La sensation est étrange. Car, je m’assois au piano pour composer des nouvelles musiques, sans regarder en arrière, sans vouloir m’inspirer de ma musique d’hier.

Je me sens absolument actuel, regardant toujours vers l’avenir, voulant créer et expérimenter des choses nouvelles. Tandis que les autres nous voient comme des musiciens très solidement établis. Sentir la reconnaissance des jeunes musiciens, et apprendre que l’un ou l’autre des disques que j’ai composés est leur principale source d’inspiration pour avancer dans la musique. C’est étrange mais très agréable.

Dans le temps, vous avez amplifié énormément le spectre de timbres dans vos compositions, et votre ensemble est devenu un laboratoire de combinaisons harmoniques et orchestrales.

Le travail de composition, je le vis dans la proximité de la matière, comme un artisan. Très loin de l’image idéalisée du compositeur qui, dans la pure abstraction, peut imaginer toutes sortes de combinaisons instrumentales, sans tenir compte de la disponibilité concrète des musiciens. L’art de la composition, je le pratique en fonction de la sensibilité des musiciens et les caractéristiques des instruments disponibles. Il est vrai que j’ai eu la chance de disposer d’une panoplie très large de musiciens, et de pouvoir offrir encore des surprises. Je suis, avant toute classification, un musicien populaire, bien que ma musique ne corresponde pas aux critères de la popularité commerciale. Dans ce sens, je n’ai jamais cherché le statut de musicien d’avant-garde.

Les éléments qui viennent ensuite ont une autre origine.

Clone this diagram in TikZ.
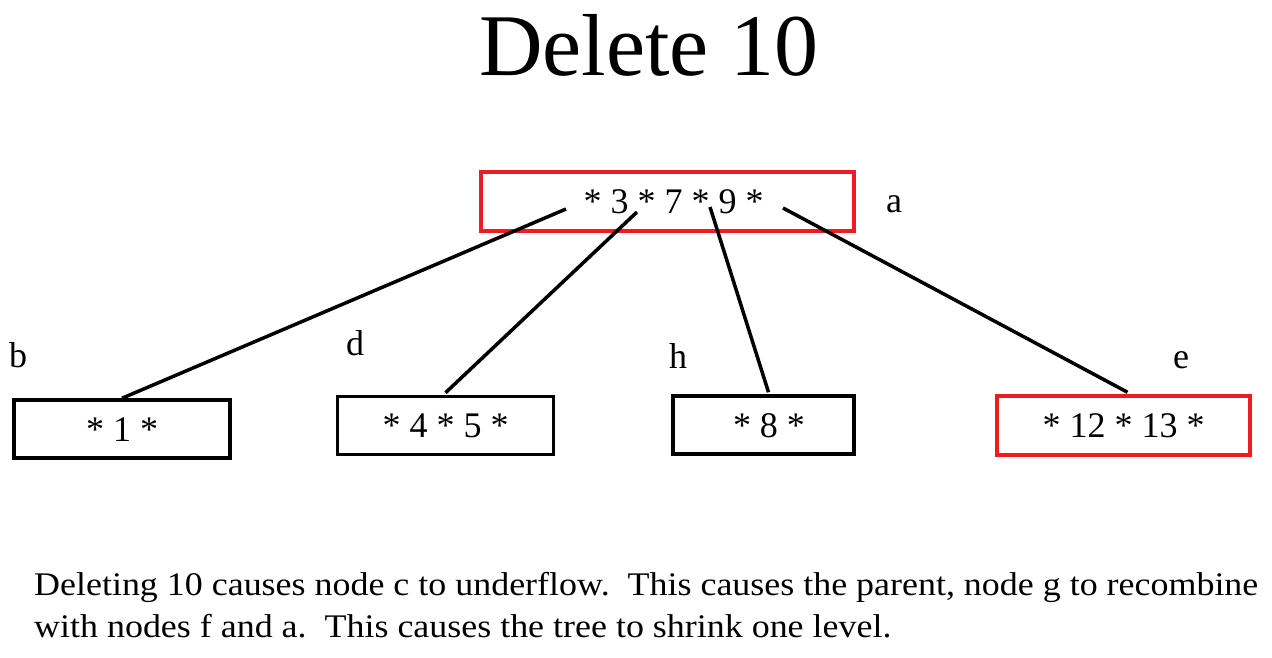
\documentclass[tikz,border=0pt]{standalone}
\usepackage{fontspec}
\setmainfont{Liberation Serif}
\usepackage{graphicx}
\definecolor{boxred}{RGB}{237,28,36}
\begin{document}
\begin{tikzpicture}[x=1pt,y=-1pt,
  keybox/.style={draw, line width=3.5pt, rectangle, inner sep=0pt,
    font=\fontsize{36}{43}\selectfont, text height=24pt, text depth=0pt},
  redbox/.style={keybox, draw=boxred},
  lbl/.style={anchor=base west, inner sep=0pt, font=\fontsize{36}{43}\selectfont},
  link/.style={line width=3.5pt}]
\useasboundingbox (0,0) rectangle (1272,658);
\fill[white] (0,0) rectangle (1272,658);

\node[anchor=base, inner sep=0pt, font=\fontsize{88}{100}\selectfont] (title) at (649,76) {Delete 10};

\node[redbox, minimum width=373pt, minimum height=59pt] (a) at (667.5,201.5) {\hspace*{12pt}* 3 * 7 * 9 *};
\node[keybox, minimum width=216pt, minimum height=58pt] (b) at (122,429) {* 1 *};
\node[keybox, minimum width=216pt, minimum height=58pt] (d) at (445.5,425.5) {* 4 * 5 *};
\node[keybox, minimum width=181pt, minimum height=58pt] (h) at (763.5,425) {\hspace*{11pt}* 8 *};
\node[redbox, minimum width=253pt, minimum height=59pt] (e) at (1123.5,425.5) {* 12 * 13 *};

\node[lbl] (la) at (886,212) {a};
\node[lbl] (lb) at (9,367) {b};
\node[lbl] (ld) at (346,355) {d};
\node[lbl] (lh) at (669,368) {h};
\node[lbl] (le) at (1173,368) {e};

\coordinate (a1) at (566,209);
\coordinate (a2) at (637,212);
\coordinate (a3) at (710,207);
\coordinate (a4) at (783,208);

\draw[link] (a1) -- (b.north);
\draw[link] (a2) -- ([yshift=2pt]d.north);
\draw[link] (a3) -- ([xshift=5pt,yshift=2pt]h.north);
\draw[link] (a4) -- ([xshift=4pt,yshift=2pt]e.north);

\node[anchor=base west, inner sep=0pt, font=\fontsize{33}{42}\selectfont] (caption) at (34,595)
  {\resizebox{1224pt}{\height}{\begin{tabular}[t]{@{}l@{}}Deleting 10 causes node c to underflow.\ \ This causes the parent, node g to recombine\\with nodes f and a.\ \ This causes the tree to shrink one level.\end{tabular}}};
\end{tikzpicture}
\end{document}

Je suis heureux de jouer avec les musiciens que j’apprécie par leurs qualités humaines et artistiques. Nous sommes des travailleurs de la musique, nous avons appris la rigueur, nous connaissons les difficultés d’accès au-devant de la scène, et notre condition décalée, presque underground, n’a pas varié avec la démocratie. Car, la majorité des médias, anti ou pro démocratiques, sont toujours soumis à la logique du consumérisme de la musique facile, pauvre, banale… la mauvaise musique.

Contrepoint heureux, qui confirme (encore une fois) la qualité musicale et la créativité incessante de Gonzalez et Congreso, il y a quelques mois leur dernier album Luz de Flash fut primé comme la meilleure production discographique de l’année. Et plus récemment, un disque hommage à la musique de Congreso, Ya es tiempo, dirigé par le violoniste Nano Stern et le guitariste Simon Gonzalez (avec la participation d’une vingtaine de musiciens), vient de paraître. Il y a une semaine, un émouvant concert de Congreso à eu lieu à Santiago, pour célébrer les 50 ans de Terra Incognita,

album enregistré en 1973 (publié par EMI en 1975, sous licence Decca Angleterre, pour éluder la censure). A cette époque, ils osaient chanter : « De tous les metiers qui produisent les choses, il y a certains qui sont maudits, pour envoyer les gens dans les fosses…(le public traduisait en silence : les militaires sont en train d’asassiner les militants de gauche)…J’ai haï les infections comme l’injustice, la faim des pauvres produite par l’avarice…». Son actualité est, en partie diverse, mais toujours latente.